Super-Kamiokande atmospheric neutrino data, zenith distributions, and three-flavor oscillations

We present a detailed analysis of the zenith angle distributions of atmospheric neutrino events observed in the Super-Kamiokande (SK) underground experiment, assuming two-flavor and three-flavor oscillations (with one dominant mass scale) among active neutrinos. In particular, we calculate the five angular distributions associated to sub-GeV and multi-GeV \mu-like and e-like events and to upward through-going muons, for a total of 30 accurately computed observables (zenith bins). First we study how such observables vary with the oscillation parameters, and then we perform a fit to the experimental data as measured in SK for an exposure of 33 kTy (535 days).
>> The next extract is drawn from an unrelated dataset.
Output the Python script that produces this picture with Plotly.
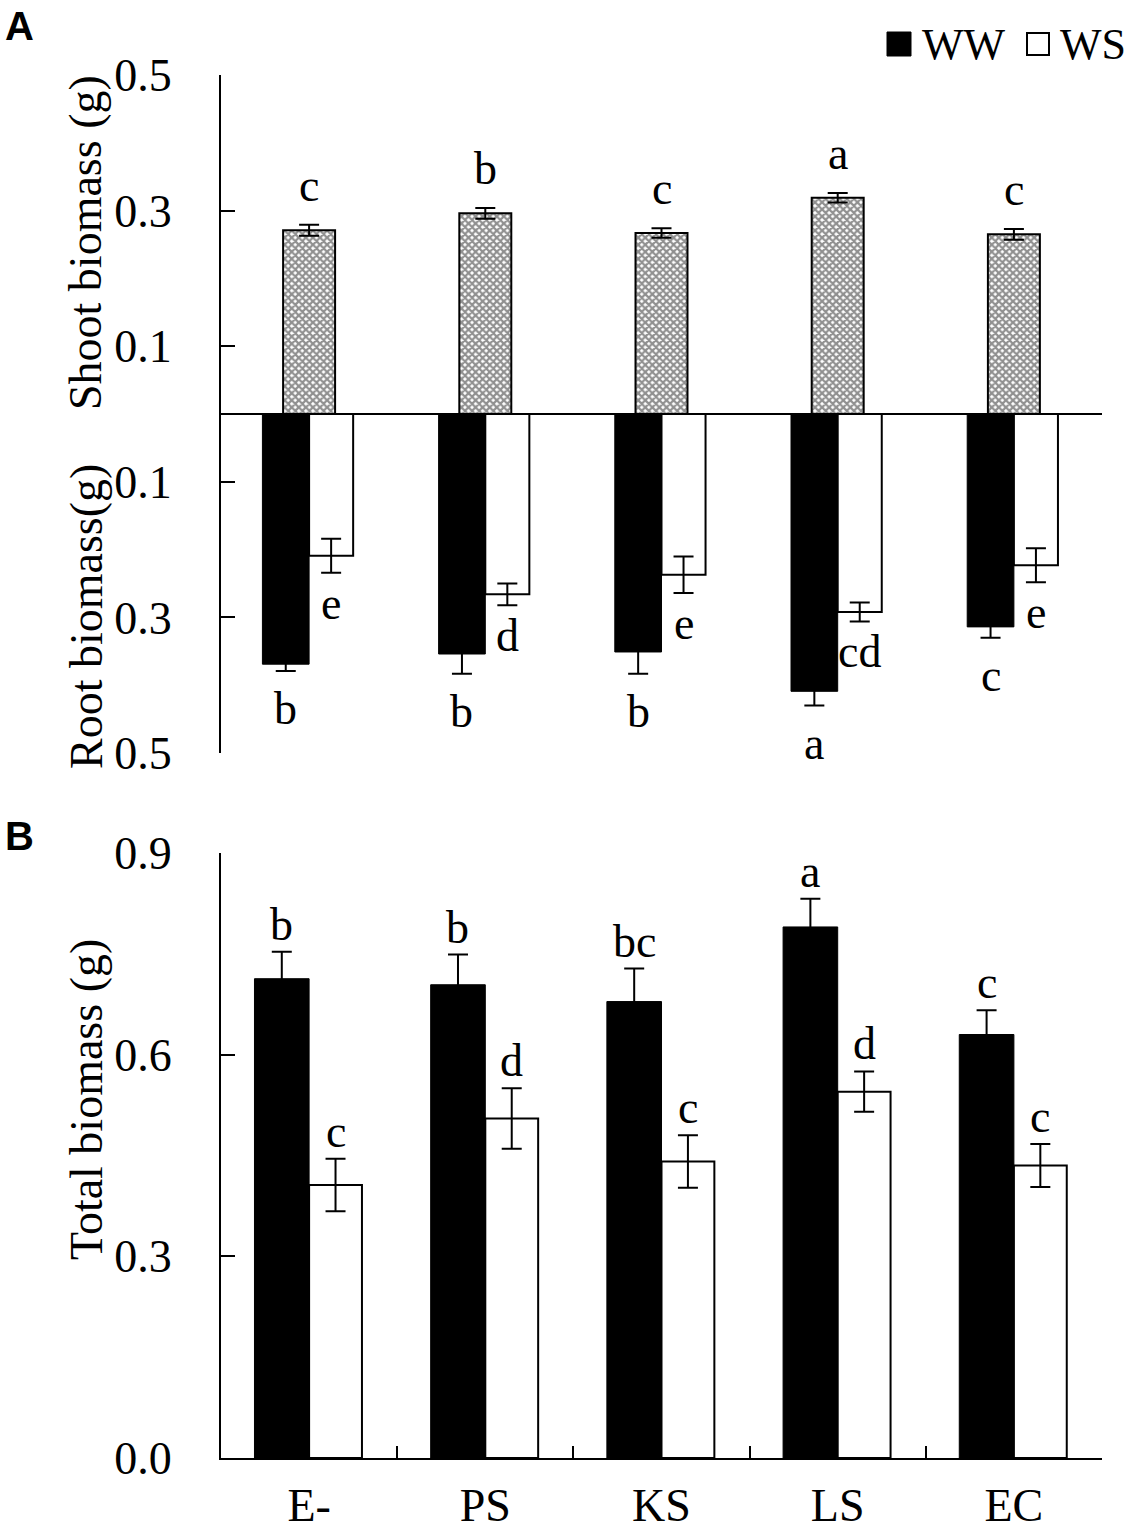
import plotly.graph_objects as go

# treatments on the x axis
groups = ['E-', 'PS', 'KS', 'LS', 'EC']

# panel A - shoot biomass (only one bar per group)
shoot_mean = [0.271, 0.296, 0.267, 0.319, 0.265]
shoot_err = [0.008, 0.008, 0.007, 0.007, 0.008]
shoot_letters = ['c', 'b', 'c', 'a', 'c']

# panel A - root biomass, drawn downwards
root_ww_mean = [0.369, 0.354, 0.351, 0.409, 0.314]
root_ww_err = [0.010, 0.029, 0.032, 0.021, 0.016]
root_ww_letters = ['b', 'b', 'b', 'a', 'c']
root_ws_mean = [0.209, 0.266, 0.237, 0.292, 0.223]
root_ws_err = [0.025, 0.016, 0.027, 0.014, 0.025]
root_ws_letters = ['e', 'd', 'e', 'cd', 'e']

# panel B - total biomass
total_ww_mean = [0.713, 0.704, 0.679, 0.790, 0.630]
total_ww_err = [0.040, 0.045, 0.049, 0.042, 0.036]
total_ww_letters = ['b', 'b', 'bc', 'a', 'c']
total_ws_mean = [0.406, 0.505, 0.441, 0.545, 0.435]
total_ws_err = [0.039, 0.045, 0.039, 0.030, 0.032]
total_ws_letters = ['c', 'd', 'c', 'd', 'c']

W, H = 1126, 1531
SERIF = 'Liberation Serif'
FS = 46


def px_x(p):
    return p / W


def px_y(p):
    return 1 - p / H


def err_bar(arr):
    return dict(type='data', array=arr, color='black', thickness=2, width=10)


fig = go.Figure()

# ---- panel A
fig.add_trace(go.Bar(
    x=groups, y=shoot_mean, offset=-0.1475, width=0.295,
    marker=dict(color='white', line=dict(color='black', width=2),
                pattern=dict(shape='x', fgcolor='#222222', bgcolor='white',
                             size=5, solidity=0.7)),
    error_y=err_bar(shoot_err), xaxis='x', yaxis='y', showlegend=False))

fig.add_trace(go.Bar(
    x=groups, y=[-v for v in root_ww_mean], offset=-0.265, width=0.265,
    marker=dict(color='black', line=dict(color='black', width=1)),
    error_y=err_bar(root_ww_err), xaxis='x', yaxis='y', showlegend=False))

fig.add_trace(go.Bar(
    x=groups, y=[-v for v in root_ws_mean], offset=0, width=0.25,
    marker=dict(color='white', line=dict(color='black', width=2)),
    error_y=err_bar(root_ws_err), xaxis='x', yaxis='y', showlegend=False))

# ---- panel B
fig.add_trace(go.Bar(
    x=groups, y=total_ww_mean, offset=-0.31, width=0.31,
    marker=dict(color='black', line=dict(color='black', width=1)),
    error_y=err_bar(total_ww_err), xaxis='x2', yaxis='y2', name='WW',
    showlegend=False))

fig.add_trace(go.Bar(
    x=groups, y=total_ws_mean, offset=0, width=0.30,
    marker=dict(color='white', line=dict(color='black', width=2)),
    error_y=err_bar(total_ws_err), xaxis='x2', yaxis='y2', name='WS',
    showlegend=False))

annotations = []


def add_letters(means, errs, letters, offset, width, xref, yref, sign, shift):
    for i, (m, e, t) in enumerate(zip(means, errs, letters)):
        annotations.append(dict(
            x=i + offset + width / 2, y=sign * (m + e), xref=xref, yref=yref,
            text=t, showarrow=False, font=dict(family=SERIF, size=FS, color='black'),
            xanchor='center', yanchor='bottom' if sign > 0 else 'top', yshift=shift))


add_letters(shoot_mean, shoot_err, shoot_letters, -0.1475, 0.295, 'x', 'y', 1, 12)
add_letters(root_ww_mean, root_ww_err, root_ww_letters, -0.265, 0.265, 'x', 'y', -1, -10)
add_letters(root_ws_mean, root_ws_err, root_ws_letters, 0, 0.25, 'x', 'y', -1, -3)
add_letters(total_ww_mean, total_ww_err, total_ww_letters, -0.31, 0.31, 'x2', 'y2', 1, 0)
add_letters(total_ws_mean, total_ws_err, total_ws_letters, 0, 0.30, 'x2', 'y2', 1, 0)

# axis titles
for text, yc in [('Shoot biomass (g)', 243), ('Root biomass(g)', 617), ('Total biomass (g)', 1100)]:
    annotations.append(dict(x=px_x(86), y=px_y(yc), xref='paper', yref='paper',
                            text=text, textangle=-90, showarrow=False,
                            xanchor='center', yanchor='middle',
                            font=dict(family=SERIF, size=FS, color='black')))

# panel letters
for text, yc in [('A', 26), ('B', 836)]:
    annotations.append(dict(x=px_x(3), y=px_y(yc), xref='paper', yref='paper',
                            text='<b>%s</b>' % text, showarrow=False,
                            xanchor='left', yanchor='middle',
                            font=dict(family='Liberation Sans', size=40, color='black')))

# legend
shapes = [
    dict(type='rect', xref='paper', yref='paper', x0=px_x(887), x1=px_x(911),
         y0=px_y(56), y1=px_y(32), fillcolor='black', line=dict(color='black', width=1)),
    dict(type='rect', xref='paper', yref='paper', x0=px_x(1027), x1=px_x(1049),
         y0=px_y(55), y1=px_y(33), fillcolor='white', line=dict(color='black', width=2)),
]
for text, xl in [('WW', 920), ('WS', 1058)]:
    annotations.append(dict(x=px_x(xl), y=px_y(44), xref='paper', yref='paper',
                            text=text, showarrow=False, xanchor='left', yanchor='middle',
                            font=dict(family=SERIF, size=44, color='black')))

xdom = [px_x(221), px_x(1102)]
yaxis_common = dict(ticks='inside', ticklen=14, tickwidth=2, tickcolor='black',
                    showline=True, linewidth=2, linecolor='black', showgrid=False,
                    tickfont=dict(family=SERIF, size=FS, color='black'),
                    ticklabelstandoff=38, automargin=False)

fig.update_layout(
    width=W, height=H, margin=dict(l=0, r=0, t=0, b=0),
    paper_bgcolor='white', plot_bgcolor='white', barmode='overlay',
    xaxis=dict(domain=xdom, type='category', range=[-0.5, 4.5], showticklabels=False,
               ticks='', showline=False, showgrid=False, anchor='y', automargin=False),
    yaxis=dict(domain=[px_y(753), px_y(75)], range=[-0.5, 0.5], anchor='x',
               tickvals=[-0.5, -0.3, -0.1, 0.1, 0.3, 0.5],
               ticktext=['0.5', '0.3', '0.1', '0.1', '0.3', '0.5'],
               zeroline=True, zerolinecolor='black', zerolinewidth=2, **yaxis_common),
    xaxis2=dict(domain=xdom, type='category', range=[-0.5, 4.5], anchor='y2',
                ticks='inside', tickson='boundaries', ticklen=12, tickwidth=2,
                tickcolor='black', showline=True, linewidth=2, linecolor='black',
                showgrid=False, tickfont=dict(family=SERIF, size=FS, color='black'),
                ticklabelstandoff=6, automargin=False),
    yaxis2=dict(domain=[px_y(1458), px_y(853)], range=[0, 0.9], anchor='x2',
                tickvals=[0, 0.3, 0.6, 0.9], tickformat='.1f', zeroline=False,
                **yaxis_common),
    annotations=annotations, shapes=shapes,
)

fig.write_html('out.html', config={'displayModeBar': False},
               post_script="document.body.style.margin='0px';")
In the two-flavor mixing case, we confirm the results of the SK Collaboration analysis, namely, that \nu_\mu<--->\nu_\tau oscillations are preferred over \nu_\mu<--->\nu_e, and that the no oscillation case is excluded with high confidence. In the three-flavor mixing case, we perform our analysis with and without the additional constraints imposed by the CHOOZ reactor experiment. In both cases, the analysis favors a dominance of the \nu_\mu<--->\nu_\tau channel. Without the CHOOZ constraints, the amplitudes of the subdominant \nu_\mu<--->nu_e and \nu_e<--->\nu_\tau transitions can also be relatively large, indicating that, at present, current SK data do not exclude sizable \nu_e mixing by themselves. After combining the CHOOZ and SK data, the amplitudes of the subdominant transitions are constrained to be smaller, but they can still play a nonnegligible role both in atmospheric and other neutrino oscillation searches. In particular, we find that the \nu_e appearance probability expected in long baseline experiments can reach the testable level of ~15%.